I've got fancy and used the Pythonic "with" style of loading there, but you don't have to, you can just use normal variable assigning there if that's your bag. But the point is that hopefully this code is much more close to the scientific method and not cluttered with the challenges of getting the computer to do the job you need it to.

To anyone who read the PROPL paper on Yirgacheffe, which was published a few months ago now, that example hasn't change since then, but that's because I was already well on the way to 2.0 at that point. But the point is that by leaning into Yirgacheffe being a declarative library where you do all the math on abstract geospatial layers, leaning more into the user never thinking about pixels or alignment offsets, by giving more burden to Yirgacheffe, it because possible for it to do even more to help the user: a great positive feedback loop.

Since the PROPL paper I've added a way to have a dynamic reprojection of a raster to another map projection, so if you have two rasters in different projections you want to combine, you can now just do:

with (
    yg.read_raster("layer_in_wgs84.tif") as layer1,
    yg.read_raster_like("layer_in_mollweide.tif", layer1) as layer2,
)
    res = layer1 * layer2
    res.to_geotiff("result_in_wgs84.tif")

That said, you want to be careful making this sort of thing too easy, as it hides an expensive operation, and so if you're doing this often you're better translating it once beforehand using something like gdalwarp. Also, if these are at different pixel densities, perhaps it's not obvious which one will be more lossy and you'd be better reprojecting the other way around. I can see a world in which a future Yirgacheffe perhaps tries to take a more active roll in these. But this is the evolution of Yirgacheffe APIs: I start with something simple and then make it smarter as it works its way into common usage.

The fun now is I believe in Yirgacheffe so much, I've started tripping up when I forget what most people would be consider stupid things to try. For instance, I recently hit an issue where I simplified the species richness calculation in my AOH library to be:

from pathlib import Path
import yirgacheffe as yg

species_aoh_rasters_paths = Path("/where/the/geotiffs/are/").glob("**/*.tif")
species_aoh_rasters = [yg.read_raster(x) for x in lots_of_species_aoh_rasters_paths]
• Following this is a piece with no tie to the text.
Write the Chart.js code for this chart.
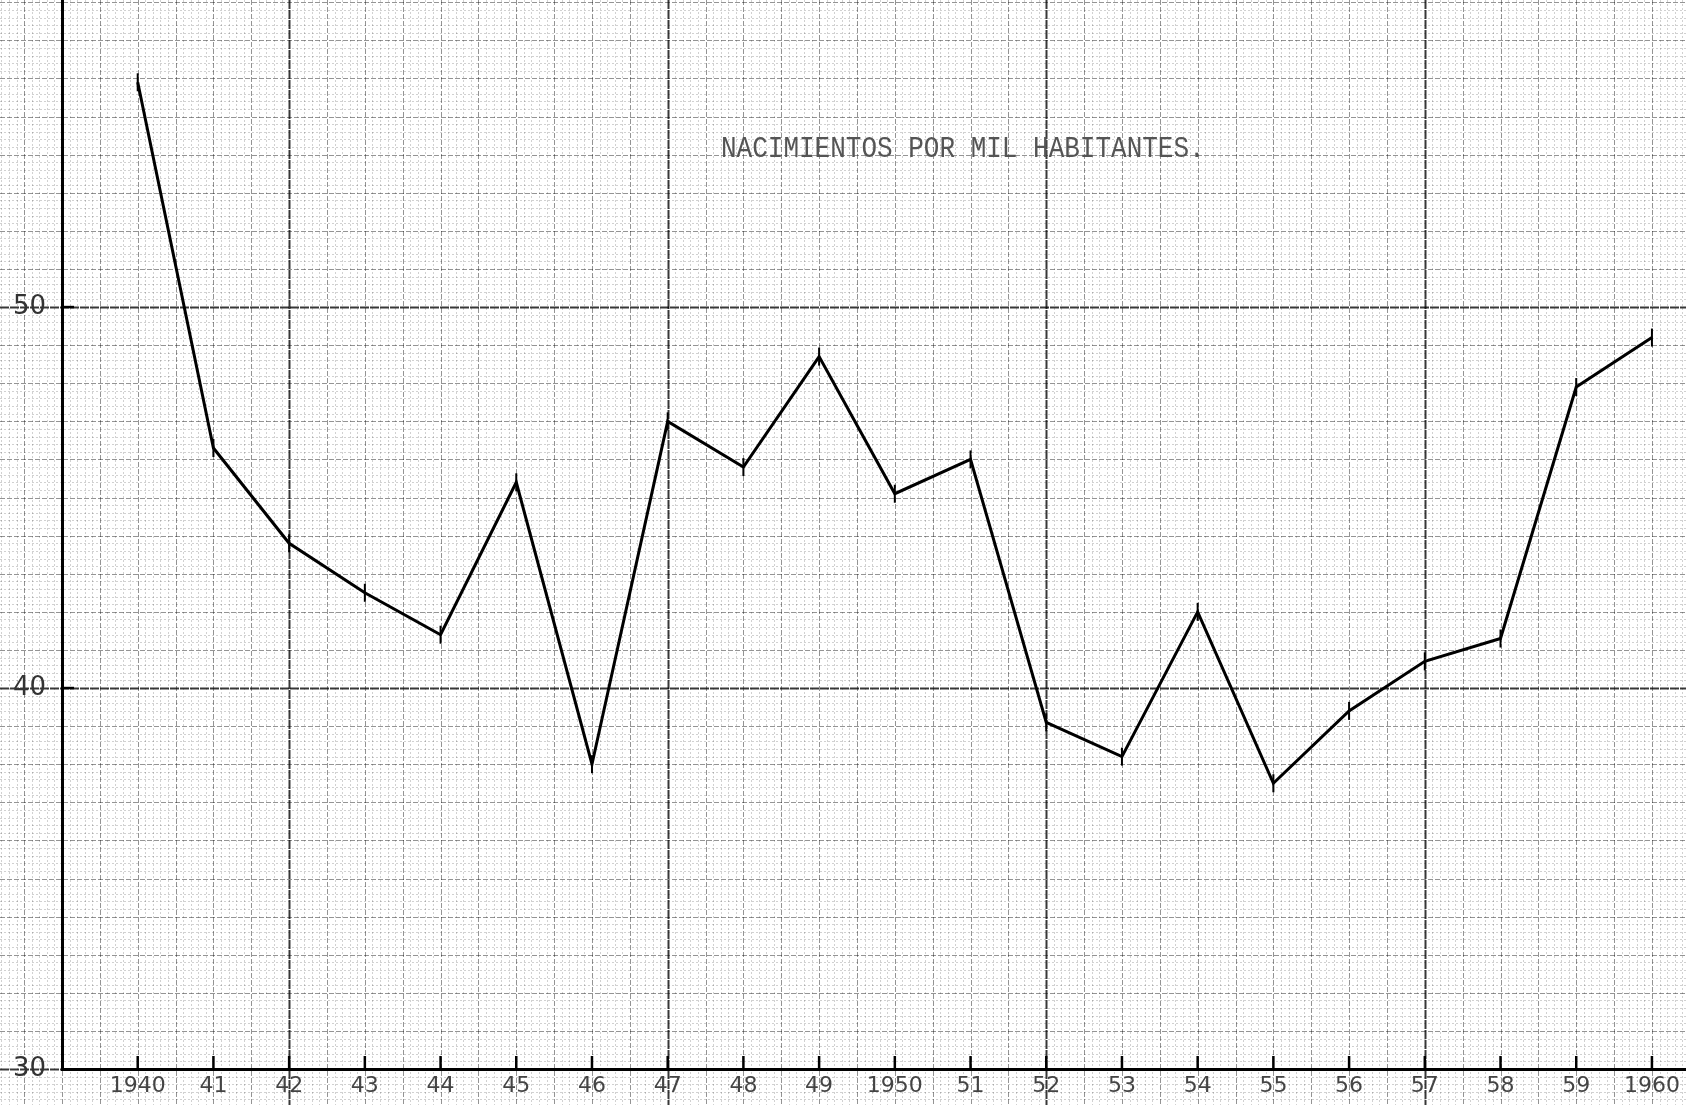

# rasters are fractional area per pixel, and we just need a binary here/not here layer
binary_aoh_rasters = [x > 0 for x in species_aoh_rasters]

# Then add them all up to get number fo species in each pixel
species_richness = yg.sum(binary_aoh_rasters)
species_richness.to_geotiff("species_richness.tif", parallelism=True)

This worked fine, until I pointed it at my attempt to do a species for all 34365 terrestrial vertebrates on the IUCN Red List and ran into a limit put on GDAL by macOS that meant I couldn't open more than 32000 files at a time. Was it perhaps silly of me to try read 32765 files at once? Maybe, though I'd say not on today's super powerful computers, but the point is that was the only thing that got in the way of this working. Not having to align 34000 rasters, not needing to juggle the memory required for them, not trying to work out how to best use the CPU or the GPU for this. All that other stuff Just Works™ for me now, and so I then forget that and bump into things like this.

So yes, it's a silly problem to have, but it's also a win that these days that's the kinda of thing I'm having to solve because other problems have gone away!

Thus it'll be nice to park Yirgacheffe for a while at 2.0 and let it mature, and see how it is applied and what frustrations others have, as it now works for most of what I need it to do. 2.0 is everything I ever wanted in a GIS library, but I very much doubt it is everything for others, but now that's the input I need to motivate for work for it.

A nice, and in my experience rare, place to get to with a project.